His pro-war articles have been snide and fallacious, full of strawmen agruements and self rightious cheap shots that for all the world sound like the reactions of someone sore at being ostricized by his lefty media freinds. Cohen's citing of the Association of British Muslims as significant in organising antiwar protest is either either sloppy research or deliberately dishonest. Why is he seeking to confuse the mainstream Muslim Association of Britian (who are significant particpants in the antiwar movement) with the much smaller but similarly named fringe group; the Association of British Muslims?

If the antiwar movement is in denial that many Iraqi democrats support war, why cannot he admit many Iraq also dissidents oppose war? That opinion is divided in the exiled Iraqi community? Then he accusses the antiwar movement of ignoring complexity!
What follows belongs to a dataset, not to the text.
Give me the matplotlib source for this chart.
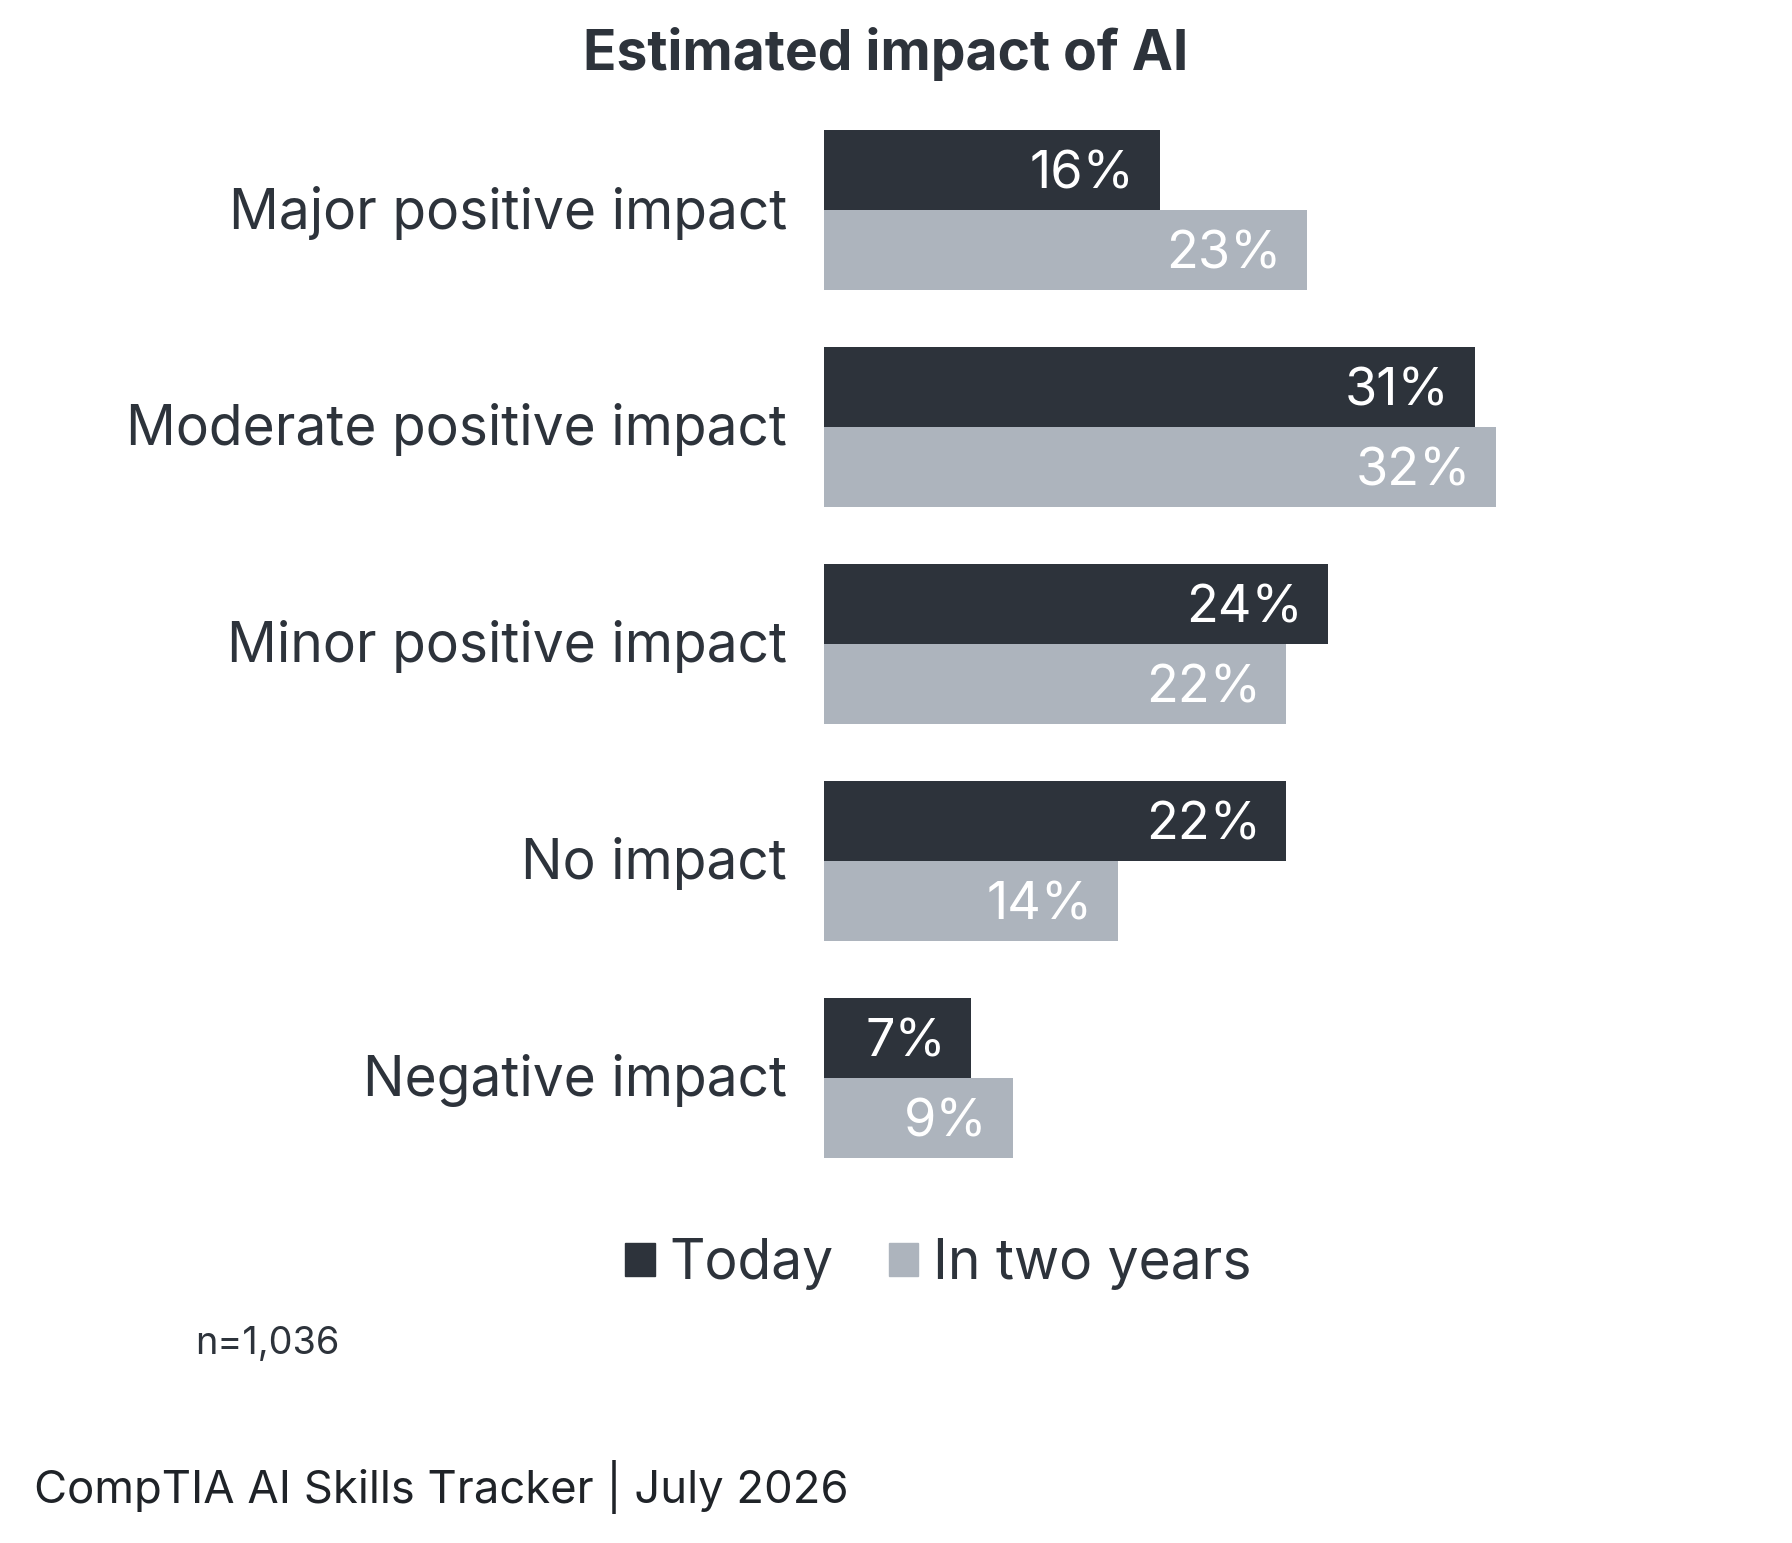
import matplotlib.pyplot as plt
from matplotlib.patches import Patch
import numpy as np

plt.rcParams['font.family'] = ['Inter', 'DejaVu Sans']

# data
categories = ['Major positive impact', 'Moderate positive impact', 'Minor positive impact',
              'No impact', 'Negative impact']
today = [16, 31, 24, 22, 7]
two_years = [23, 32, 22, 14, 9]

dark = '#2d333b'
light = '#adb4bd'
txt = '#2d333b'

fig = plt.figure(figsize=(17.92, 15.43), dpi=100)
ax = fig.add_axes([0.4598, 0.231, 0.46875, 0.7032])

y = np.arange(len(categories))
h = 0.3687
b1 = ax.barh(y - h / 2, today, height=h, color=dark)
b2 = ax.barh(y + h / 2, two_years, height=h, color=light)

# value labels inside the bar ends
for bars, vals in ((b1, today), (b2, two_years)):
    for r, v in zip(bars, vals):
        ax.text(r.get_width() - 1.2, r.get_y() + r.get_height() / 2 + 0.022, f'{v}%',
                ha='right', va='center', color='white', fontsize=37.6)

ax.set_xlim(0, 40)
ax.set_ylim(len(categories) - 0.5, -0.5)
ax.set_yticks(y - 0.012)
ax.set_yticklabels(categories, fontsize=39.7, color=txt)
ax.tick_params(axis='y', length=0, pad=26.6)
ax.set_xticks([])
for s in ax.spines.values():
    s.set_visible(False)

fig.text(0.494, 0.965, 'Estimated impact of AI', ha='center', va='center',
         fontsize=39.7, fontweight='bold', color=txt)

handles = [Patch(color=dark, label='Today'), Patch(color=light, label='In two years')]
fig.legend(handles=handles, loc='center', bbox_to_anchor=(0.5236, 0.181), ncol=2,
           frameon=False, fontsize=39.7, handlelength=0.54, handleheight=0.54,
           handletextpad=0.27, columnspacing=1.0, labelcolor=txt)

fig.text(0.109, 0.129, 'n=1,036', ha='left', va='center', fontsize=27.3, color=txt)
fig.text(0.019, 0.036, 'CompTIA AI Skills Tracker | July 2026', ha='left', va='center',
         fontsize=32.7, color='#1f2328')

fig.savefig('out.png', dpi=100)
All the time Nick focuses myopically on the single point that Saddam is a brutal dictator, and Iraqi would be better off without him (very true). But to the neglect of bitter inter-ethnic dispute within Iraq and widely held resentment in the Arab world beyond - which all goes to make regime change in Iraq a hornets nest which could cause far more deaths, repression and chaos than even Saddam is capable off. Perhaps Nick should ask himself why Blair and Bush pledge to preserve Iraqi "territorial integrity", with greater strength that democracy? Just whose interests does Iraqi territorial integrity serve anyway? And don't Shia muslims and Kurds have a democratic right to break Iraqi territorial integrity and set up their own state or join Iran if they so wish? It is naive to assume inter-ethnic dispute will melt away in the absence of Saddam, after all it existed before Saddam as it exists in Turkey. The Iraqi people could have rid themselves of Saddam if the west had been willing to tolerate the break up of its carefully constructed post colonial geopolitical balance ensureing nobody could challenge western interests in the region. As it is there is every reason to suspect American intentions and thus that the Iraqi people would better off if America bombs them.

Foreign policy has never been Nick's strong point.